The surprise is the result of better-than-usual late-June and early-July fishing, an unexpected crush of fishing pressure around the Fourth of July, and hot air and water temperatures that lead to fish being killed even when they’re released back in the lake, a phenomenon known as “hooking mortality,” Pereira said.

As a result, the DNR estimates that in the first two weeks of July, anglers kept about 2,000 pounds of walleyes for the frying pan, and an additional 10,000 pounds died from hooking mortality.

Those numbers exceeded the kill rate for June, a flip-flop of normal walleye fishing. It’s only the third time that’s happened since the DNR began bi-weekly monitoring of angler catches 30 years ago, he said.

“This is extremely puzzling,” Pereira said.

The Indian bands remain below their limit and are expected to stay below it, said Charlie Rasmussen, spokesman for the Great Lakes Indian Fish and Wildlife Commission, which represents the bands.

So far this year, tribal members have killed 10,140 pounds, nearly all between ice-out and the May 9 Minnesota fishing opener. Unlike prior years when nets were the primary method, Rasmussen said this year the majority of the tribal kill was by open-water spearing.

For years, the quota has risen and fallen, although the trend has been sharply down in recent years, from 411,500 pounds in 2010 to 42,900 pounds last year. The high point was 1992, when anglers could take 1.2 million pounds.

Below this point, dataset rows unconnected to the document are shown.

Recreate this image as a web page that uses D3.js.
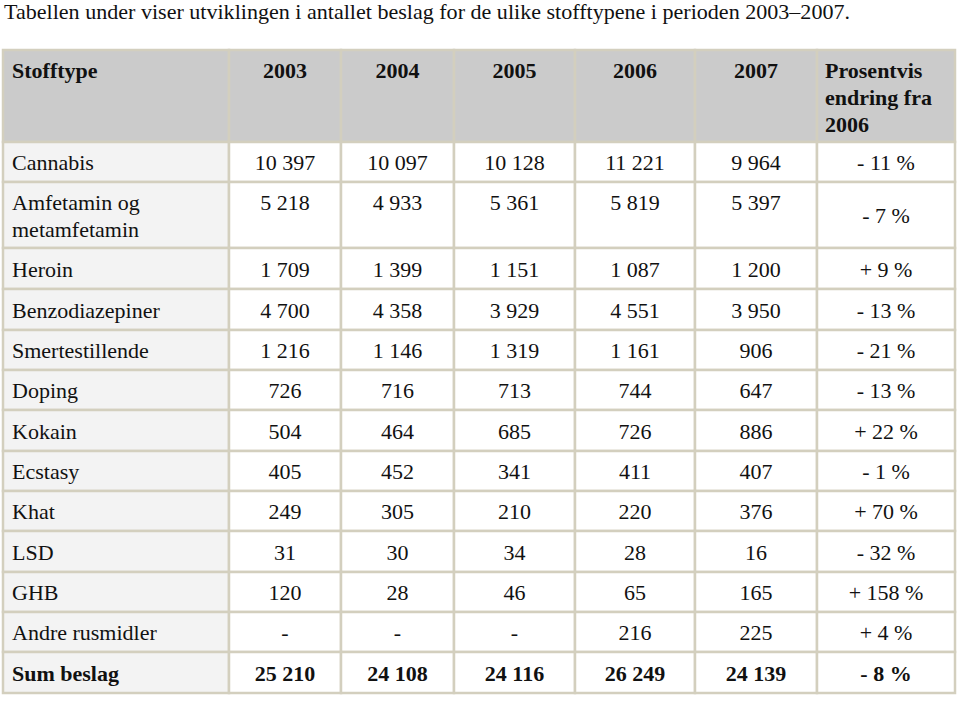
<!DOCTYPE html>
<html><head><meta charset="utf-8">
<script src="https://cdn.jsdelivr.net/npm/d3@7"></script>
<style>body{margin:0;background:#fff}svg{display:block}</style>
</head><body>
<script>
const title = "Tabellen under viser utviklingen i antallet beslag for de ulike stofftypene i perioden 2003–2007.";
const years = ["2003","2004","2005","2006","2007"];
const categories = ["Cannabis","Amfetamin og metamfetamin","Heroin","Benzodiazepiner","Smertestillende","Doping","Kokain","Ecstasy","Khat","LSD","GHB","Andre rusmidler"];
const v2003 = [10397,5218,1709,4700,1216,726,504,405,249,31,120,null];
const v2004 = [10097,4933,1399,4358,1146,716,464,452,305,30,28,null];
const v2005 = [10128,5361,1151,3929,1319,713,685,341,210,34,46,null];
const v2006 = [11221,5819,1087,4551,1161,744,726,411,220,28,65,216];
const v2007 = [9964,5397,1200,3950,906,647,886,407,376,16,165,225];
const pctChange = ["- 11 %","- 7 %","+ 9 %","- 13 %","- 21 %","- 13 %","+ 22 %","- 1 %","+ 70 %","- 32 %","+ 158 %","+ 4 %"];
const sumLabel = "Sum beslag";
const sumValues = [25210,24108,24116,26249,24139];
const sumPct = "- 8 %";

const W = 960, H = 701;
const fontFam = "Liberation Serif";
const fs = 22;
const fmt = v => v == null ? "-" : String(v).replace(/\B(?=(\d{3})+(?!\d))/g, " ");

const svg = d3.select("body").append("svg").attr("width", W).attr("height", H);

svg.append("text").attr("x", 4).attr("y", 19).attr("fill", "#111")
  .attr("font-family", fontFam).attr("font-size", 21)
  .attr("textLength", 846).attr("lengthAdjust", "spacingAndGlyphs").text(title);

const colEdges = [3, 229, 341, 454, 575, 695, 817, 955];
const rowHeights = [92, 40, 66, 41, 41, 40, 40, 41, 40, 40, 41, 40, 40, 41];
const top0 = 50;
const rowEdges = [top0];
rowHeights.forEach(h => rowEdges.push(rowEdges[rowEdges.length-1] + h));

const headerBg = "#cbcbcb", firstColBg = "#f3f3f3", border = "#d3cfbe";
const series = [v2003, v2004, v2005, v2006, v2007];

const rows = [];
rows.push({type:"header", cells:["Stofftype", ...years, "Prosentvis endring fra 2006"]});
categories.forEach((c,i) => rows.push({type:"data", cells:[c, ...series.map(s => fmt(s[i])), pctChange[i]]}));
rows.push({type:"sum", cells:[sumLabel, ...sumValues.map(fmt), sumPct]});

const g = svg.append("g");
rows.forEach((r, ri) => {
  const y0 = rowEdges[ri], y1 = rowEdges[ri+1];
  r.cells.forEach((txt, ci) => {
    const x0 = colEdges[ci], x1 = colEdges[ci+1];
    const bg = r.type === "header" ? headerBg : (ci === 0 ? firstColBg : "#fff");
    g.append("rect").attr("x", x0).attr("y", y0).attr("width", x1-x0).attr("height", y1-y0)
      .attr("fill", bg).attr("stroke", border).attr("stroke-width", 2.5);
    const bold = r.type !== "data";
    let anchor = ci === 0 ? "start" : "middle";
    let tx = ci === 0 ? x0 + 9 : (x0 + x1) / 2;
    let lines = [txt];
    let ty;
    if (r.type === "header") {
      if (ci === 6) { lines = ["Prosentvis", "endring fra", "2006"]; anchor = "start"; tx = x0 + 8; }
      ty = y0 + 28;
    } else if (ri === 2 && ci === 0) {
      lines = ["Amfetamin og", "metamfetamin"]; ty = y0 + 28;
    } else if (ri === 2 && ci < 6) {
      ty = y0 + 28;
    } else {
      ty = (y0 + y1) / 2 + 8;
    }
    const t = g.append("text").attr("text-anchor", anchor).attr("fill", "#111")
      .attr("font-family", fontFam).attr("font-size", fs)
      .attr("font-weight", bold ? "bold" : "normal");
    lines.forEach((l, li) => t.append("tspan").attr("x", tx).attr("y", ty + li * 27).text(l));
  });
});
</script>
</body></html>
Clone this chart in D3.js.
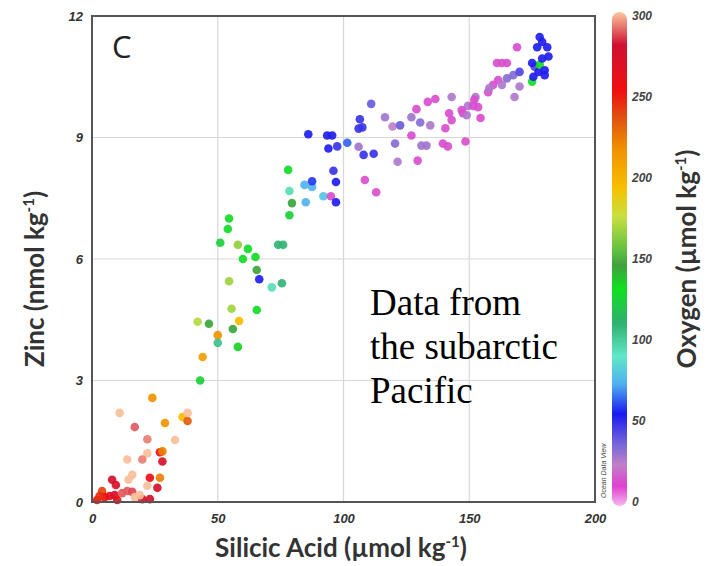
<!DOCTYPE html>
<html>
<head>
<meta charset="utf-8">
<script src="https://cdn.jsdelivr.net/npm/d3@7"></script>
<style>
  body { margin: 0; background: #fff; }
  svg { display: block; }
</style>
</head>
<body>
<svg width="712" height="566"></svg>
<script>
// silicic acid (umol/kg), zinc (nmol/kg), oxygen (umol/kg) for each sample
const silicic = [
  43, 24, 11, 17, 29, 36, 38, 38, 22, 33, 22, 27, 28, 28, 14, 20, 8, 9.5, 14.5, 16,
  23, 27, 26, 22, 4, 5, 7, 9, 12, 14, 16, 17, 20, 23, 19, 2, 3, 10,
  54.5, 54, 51, 58, 62, 60, 65, 54.5, 55.5, 42, 46.5, 58.5, 56, 50, 50, 58, 44, 65.5, 66.5, 71.5,
  75.5, 65.5, 74, 76, 78.5, 79.5, 78.5, 85, 84.5, 87.5, 87.5, 92, 95, 97, 97, 108.5, 113, 78,
  86, 93.5, 95.5, 94, 97.5, 101.5, 96, 106, 108, 112, 106.5, 107.5, 106, 111, 116.5, 119.5, 122.5, 120.5,
  127, 121.5, 129.5, 127, 129, 130.5, 131, 133, 133.5, 136.5, 134.5, 140.5, 139.5, 141.5, 143, 142, 143, 147.5,
  148.5, 149.5, 152.5, 153.5, 147, 149, 152, 154.5, 151.5, 157.5, 159.5, 158, 161.5, 163, 165, 167.5, 170, 168,
  170, 161, 163, 165, 169, 175, 175.5, 176, 177.5, 180, 178, 179, 175, 177, 178, 181, 179, 181.5, 180
];
const zinc = [
  3.0, 2.57, 2.2, 1.85, 1.95, 2.1, 2.0, 2.2, 1.55, 1.53, 1.2, 1.23, 1.25, 1.0, 1.05, 1.05, 0.55, 0.42, 0.55, 0.67,
  0.6, 0.6, 0.35, 0.4, 0.27, 0.12, 0.15, 0.17, 0.22, 0.27, 0.25, 0.12, 0.07, 0.07, 0.17, 0.05, 0.15, 0.05,
  7.0, 6.74, 6.4, 6.35, 6.25, 6.0, 6.05, 5.45, 4.77, 4.45, 4.4, 4.47, 4.27, 4.12, 3.93, 3.83, 3.58, 5.73, 5.5, 5.3,
  5.4, 4.74, 6.35, 6.35, 7.08, 7.38, 7.68, 7.4, 7.83, 7.78, 7.92, 7.55, 7.55, 7.4, 7.9, 7.95, 7.65, 8.2,
  9.08, 9.05, 9.05, 8.73, 8.78, 8.87, 8.18, 8.77, 8.57, 8.6, 9.45, 9.25, 9.22, 9.83, 9.5, 9.27, 9.3, 8.85,
  9.05, 8.4, 8.43, 9.5, 9.7, 9.37, 8.8, 8.8, 9.88, 9.95, 9.3, 9.23, 8.85, 8.78, 10.0, 9.6, 9.43, 9.6,
  8.9, 9.78, 10.0, 9.75, 9.68, 9.55, 9.93, 9.48, 9.78, 10.12, 10.3, 10.22, 10.42, 10.3, 10.46, 10.54, 10.62, 10.0,
  10.26, 10.84, 10.84, 10.84, 11.23, 10.38, 10.5, 10.75, 10.62, 10.54, 10.8, 10.95, 10.84, 11.23, 11.48, 11.23, 11.36, 11.0, 10.66
];
const oxygen = [
  125, 215, 299, 288, 215, 195, 232, 299, 292, 299, 299, 255, 222, 275, 299, 292, 275, 272, 299, 299,
  258, 222, 275, 299, 238, 255, 262, 275, 288, 288, 286, 299, 275, 275, 299, 250, 245, 260,
  130, 130, 125, 165, 130, 130, 130, 168, 168, 172, 145, 195, 145, 215, 105, 135, 210, 145, 55, 95,
  110, 130, 110, 110, 125, 145, 95, 75, 75, 75, 60, 80, 15, 55, 55, 15, 15, 130,
  55, 55, 55, 55, 50, 65, 50, 30, 50, 50, 50, 50, 50, 40, 30, 25, 40, 35,
  15, 28, 15, 30, 15, 35, 30, 30, 15, 15, 28, 15, 15, 15, 28, 15, 15, 15,
  15, 28, 28, 15, 15, 28, 15, 15, 15, 15, 15, 28, 15, 28, 35, 35, 45, 28,
  28, 15, 15, 15, 15, 130, 55, 45, 55, 55, 130, 55, 55, 55, 55, 55, 55, 55, 55
];

const xTicks = [0, 50, 100, 150, 200];
const yTicks = [0, 3, 6, 9, 12];
const oxyTicks = [0, 50, 100, 150, 200, 250, 300];

// Ocean Data View style palette
const oxyStops = [0, 12, 25, 37, 56, 74, 91, 111, 132, 146, 155, 176, 193, 217, 236, 252, 280, 300];
const oxyColors = ["#f4b8f0", "#e040d0", "#c080c8", "#7868d8", "#1a1af0", "#50b0f0", "#60e8c8", "#30b070",
  "#10e020", "#40a040", "#60c040", "#c8e040", "#f8c000", "#f09000", "#e05010", "#f01010", "#d01030", "#fbc8a0"];

const samples = silicic.map(function(s, i) { return {si: s, zn: zinc[i], ox: oxygen[i]}; });

let svg = d3.select("svg");
const pL = 92, pR = 595, pT = 16, pB = 502;

let x = d3.scaleLinear().domain([0, 200]).range([pL, pR]);
let y = d3.scaleLinear().domain([0, 12]).range([pB, pT]);
let color = d3.scaleLinear().domain(oxyStops).range(oxyColors);
let cbY = d3.scaleLinear().domain([0, 300]).range([pB, pT]);

// grid
svg.append("g")
    .selectAll("line")
    .data(xTicks.slice(1, -1))
    .enter()
    .append("line")
    .attr("x1", d => x(d)).attr("x2", d => x(d))
    .attr("y1", pT).attr("y2", pB)
    .style("stroke", "#d8d8d8")
    .style("stroke-width", 1.2);
svg.append("g")
    .selectAll("line")
    .data(yTicks.slice(1, -1))
    .enter()
    .append("line")
    .attr("x1", pL).attr("x2", pR)
    .attr("y1", d => y(d)).attr("y2", d => y(d))
    .style("stroke", "#d8d8d8")
    .style("stroke-width", 1.2);

// points
svg.append("g")
    .selectAll("circle")
    .data(samples)
    .enter()
    .append("circle")
    .attr("cx", d => x(d.si))
    .attr("cy", d => y(d.zn))
    .attr("r", 4.3)
    .style("fill", d => color(d.ox))
    .style("opacity", 0.92);

// frame
svg.append("rect")
    .attr("x", pL).attr("y", pT)
    .attr("width", pR - pL).attr("height", pB - pT)
    .style("fill", "none")
    .style("stroke", "#555")
    .style("stroke-width", 2);

// axes
let xAxis = svg.append("g")
    .attr("transform", "translate(0," + pB + ")")
    .call(d3.axisBottom(x).tickValues(xTicks).tickSize(0).tickPadding(12));
let yAxis = svg.append("g")
    .attr("transform", "translate(" + pL + ",0)")
    .call(d3.axisLeft(y).tickValues(yTicks).tickSize(0).tickPadding(9));
[xAxis, yAxis].forEach(function(a) {
    a.select(".domain").remove();
    a.selectAll("text")
        .style("font-family", "Liberation Sans, Arial, sans-serif")
        .style("font-size", "13px")
        .style("font-weight", "bold")
        .style("font-style", "italic")
        .style("fill", "#333");
});

// axis titles
svg.append("text")
    .attr("x", 341).attr("y", 557)
    .attr("text-anchor", "middle")
    .style("font-family", "Lato, sans-serif")
    .style("font-weight", "bold")
    .style("font-size", "26px")
    .style("fill", "#333")
    .html("Silicic Acid (µmol kg<tspan dy='-10' font-size='15'>-1</tspan><tspan dy='10'>)</tspan>");

svg.append("text")
    .attr("transform", "translate(44,279) rotate(-90)")
    .attr("text-anchor", "middle")
    .style("font-family", "Lato, sans-serif")
    .style("font-weight", "bold")
    .style("font-size", "26px")
    .style("fill", "#333")
    .html("Zinc (nmol kg<tspan dy='-10' font-size='15'>-1</tspan><tspan dy='10'>)</tspan>");

svg.append("text")
    .attr("x", 112).attr("y", 58)
    .style("font-family", "Open Sans, sans-serif")
    .style("font-size", "31px")
    .style("fill", "#222")
    .text("C");

// note
let note = svg.append("text")
    .style("font-family", "Liberation Serif, Times New Roman, serif")
    .style("font-size", "37px")
    .style("fill", "#000");
["Data from", "the subarctic", "Pacific"].forEach(function(t, i) {
    note.append("tspan").attr("x", 370).attr("y", 315 + i * 44).text(t);
});

// color bar
let grad = svg.append("defs").append("linearGradient")
    .attr("id", "oxgrad")
    .attr("x1", 0).attr("y1", 1).attr("x2", 0).attr("y2", 0);
grad.selectAll("stop")
    .data(oxyStops)
    .enter()
    .append("stop")
    .attr("offset", d => d / 300)
    .attr("stop-color", d => color(d));
svg.append("rect")
    .attr("x", 612).attr("y", pT - 4)
    .attr("width", 15).attr("height", pB - pT + 8)
    .attr("rx", 7.5)
    .style("fill", "url(#oxgrad)");

svg.append("g")
    .selectAll("text")
    .data(oxyTicks)
    .enter()
    .append("text")
    .attr("x", 632)
    .attr("y", d => cbY(d) + 4)
    .style("font-family", "Liberation Sans, Arial, sans-serif")
    .style("font-size", "12px")
    .style("font-weight", "bold")
    .style("font-style", "italic")
    .style("fill", "#444")
    .text(d => d);

svg.append("text")
    .attr("transform", "translate(696,259) rotate(-90)")
    .attr("text-anchor", "middle")
    .style("font-family", "Lato, sans-serif")
    .style("font-weight", "bold")
    .style("font-size", "26px")
    .style("fill", "#333")
    .html("Oxygen (µmol kg<tspan dy='-10' font-size='15'>-1</tspan><tspan dy='10'>)</tspan>");

svg.append("text")
    .attr("transform", "translate(606,498) rotate(-90)")
    .style("font-family", "Liberation Sans, Arial, sans-serif")
    .style("font-size", "7px")
    .style("font-style", "italic")
    .style("fill", "#444")
    .text("Ocean Data View");
</script>
</body>
</html>
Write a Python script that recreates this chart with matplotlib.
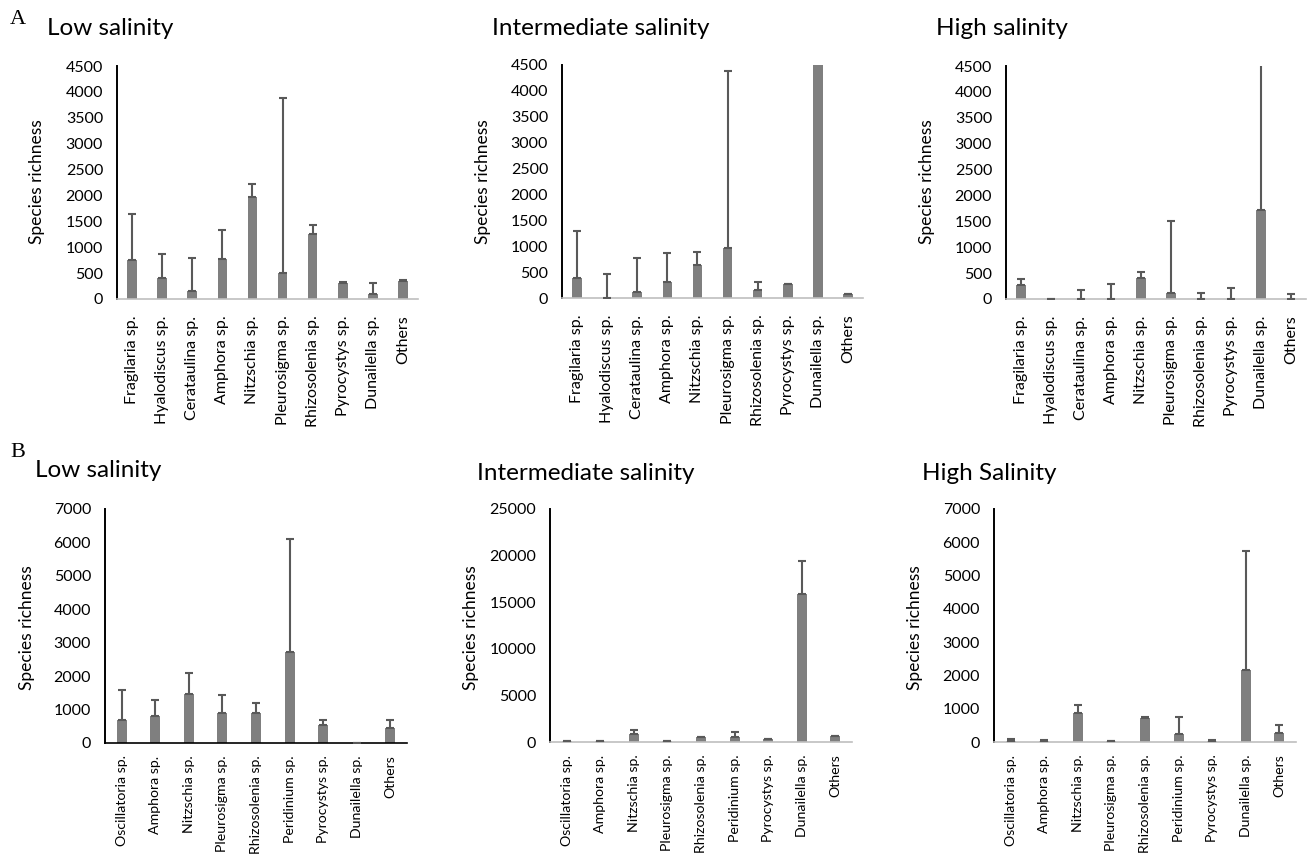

Scientists aren’t certain what’s happening with the lake, which has been and continues to be the subject of several studies. They know the fundamental problem is young walleye not surviving to adulthood. Mostly, they’re being eaten by larger walleyes.

Evidence is increasingly pointing to a combination of factors that have led to cleaner, clearer, less-fertile water that is less hospitable to walleye than when the lake was murkier from high-nutrient runoff.

Tribal netting returned to the lake in 1998. Scientists have repeatedly said the tribal take is too small - smaller than the sport-fishing take - to be the cause of the walleye travails.

The main hope for a recovery of Mille Lacs walleye is the generation of fish that hatched in 2013. Those fish have survived and “could be the most abundant of any we’ve ever seen on the lake,” said Pereira.

The 2013 fish are now between 13 inches and 16 inches, and providing much of the action for anglers. But they haven’t yet reached reproductive age.

Natural reproduction on Mille Lacs remains as high as any water in Minnesota. Each year, the lake produces about the same number of walleyes as the state’s entire network of hatcheries, and Mille Lacs walleyes are genetically distinct. As such, stocking isn’t seen as a viable option.

The short-term blueprint for the future involves protecting the relatively small 2013 fish, as well as the larger, older, egg-laying females.

The DNR estimates hooking mortality based on a formula developed during a two-year study from 2003-04 in which researchers observed fish caught and released by anglers to see how many survived.


Large fish and small fish are the most vulnerable, and those are the fish swimming in the lake right now.